> **SUPPLIED INFORMATION**:
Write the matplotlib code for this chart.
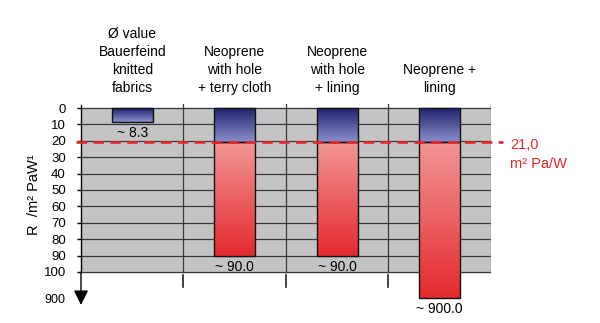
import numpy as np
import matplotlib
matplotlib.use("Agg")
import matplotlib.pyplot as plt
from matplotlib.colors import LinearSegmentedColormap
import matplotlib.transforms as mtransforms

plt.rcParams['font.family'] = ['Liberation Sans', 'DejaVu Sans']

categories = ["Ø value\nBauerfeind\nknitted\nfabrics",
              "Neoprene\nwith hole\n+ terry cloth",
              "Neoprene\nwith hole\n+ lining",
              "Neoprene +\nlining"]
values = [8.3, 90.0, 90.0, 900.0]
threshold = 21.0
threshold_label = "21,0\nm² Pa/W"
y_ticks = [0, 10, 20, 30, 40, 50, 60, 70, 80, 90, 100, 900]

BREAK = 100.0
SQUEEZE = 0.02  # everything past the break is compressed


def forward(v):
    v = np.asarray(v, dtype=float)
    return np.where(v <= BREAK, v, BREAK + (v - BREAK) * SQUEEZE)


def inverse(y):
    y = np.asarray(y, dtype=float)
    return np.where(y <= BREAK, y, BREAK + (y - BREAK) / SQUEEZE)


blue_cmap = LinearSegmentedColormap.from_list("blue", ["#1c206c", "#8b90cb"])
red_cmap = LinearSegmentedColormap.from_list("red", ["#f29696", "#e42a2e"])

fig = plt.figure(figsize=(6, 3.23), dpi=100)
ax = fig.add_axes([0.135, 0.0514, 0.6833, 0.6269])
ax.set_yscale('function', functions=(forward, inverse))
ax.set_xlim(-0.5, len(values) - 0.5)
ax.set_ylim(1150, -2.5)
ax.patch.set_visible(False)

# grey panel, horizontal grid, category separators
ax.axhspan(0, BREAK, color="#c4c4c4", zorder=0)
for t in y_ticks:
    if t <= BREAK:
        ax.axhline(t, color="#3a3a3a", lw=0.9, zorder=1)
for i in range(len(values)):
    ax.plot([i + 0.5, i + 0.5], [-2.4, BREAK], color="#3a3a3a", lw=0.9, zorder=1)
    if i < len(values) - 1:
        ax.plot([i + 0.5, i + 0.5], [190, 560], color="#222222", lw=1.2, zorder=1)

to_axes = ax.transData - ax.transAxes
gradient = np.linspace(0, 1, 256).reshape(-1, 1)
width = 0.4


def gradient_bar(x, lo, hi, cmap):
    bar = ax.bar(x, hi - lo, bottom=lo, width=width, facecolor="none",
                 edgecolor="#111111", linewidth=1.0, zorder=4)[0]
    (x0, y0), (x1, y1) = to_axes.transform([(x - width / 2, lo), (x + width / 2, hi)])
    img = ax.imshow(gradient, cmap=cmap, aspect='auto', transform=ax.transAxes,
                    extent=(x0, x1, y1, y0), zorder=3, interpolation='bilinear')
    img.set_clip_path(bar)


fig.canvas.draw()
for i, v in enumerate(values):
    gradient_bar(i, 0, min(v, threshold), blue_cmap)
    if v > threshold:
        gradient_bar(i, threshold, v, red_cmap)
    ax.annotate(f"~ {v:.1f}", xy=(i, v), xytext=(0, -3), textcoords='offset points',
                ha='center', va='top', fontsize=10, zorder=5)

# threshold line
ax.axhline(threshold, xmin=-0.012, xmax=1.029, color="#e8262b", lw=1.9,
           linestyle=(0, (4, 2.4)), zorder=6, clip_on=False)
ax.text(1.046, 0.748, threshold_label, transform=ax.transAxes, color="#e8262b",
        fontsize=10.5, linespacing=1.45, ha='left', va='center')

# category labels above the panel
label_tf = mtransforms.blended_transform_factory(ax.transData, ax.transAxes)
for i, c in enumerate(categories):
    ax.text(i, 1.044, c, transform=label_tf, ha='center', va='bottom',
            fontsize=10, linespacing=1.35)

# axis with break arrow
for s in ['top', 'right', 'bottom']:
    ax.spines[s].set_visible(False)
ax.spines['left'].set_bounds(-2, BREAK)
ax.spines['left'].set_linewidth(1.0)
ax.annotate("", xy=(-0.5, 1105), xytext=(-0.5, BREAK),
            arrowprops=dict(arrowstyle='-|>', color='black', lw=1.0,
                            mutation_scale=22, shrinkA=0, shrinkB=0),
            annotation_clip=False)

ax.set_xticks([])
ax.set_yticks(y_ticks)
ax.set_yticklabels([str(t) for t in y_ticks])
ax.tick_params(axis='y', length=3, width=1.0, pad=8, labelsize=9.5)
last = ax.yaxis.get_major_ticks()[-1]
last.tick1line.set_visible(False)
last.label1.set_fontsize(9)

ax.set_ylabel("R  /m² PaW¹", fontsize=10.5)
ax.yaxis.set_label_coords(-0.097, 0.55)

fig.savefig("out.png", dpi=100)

> **CHALLENGE**: From the first line of the material down to the line containing "plt.rcParams['font.family'] = ['Liberation", inclusive, return each line exactly, skipping any picture.

> **CORRECT OUTPUT**:
Write the matplotlib code for this chart.
import numpy as np
import matplotlib
matplotlib.use("Agg")
import matplotlib.pyplot as plt
from matplotlib.colors import LinearSegmentedColormap
import matplotlib.transforms as mtransforms

plt.rcParams['font.family'] = ['Liberation Sans', 'DejaVu Sans']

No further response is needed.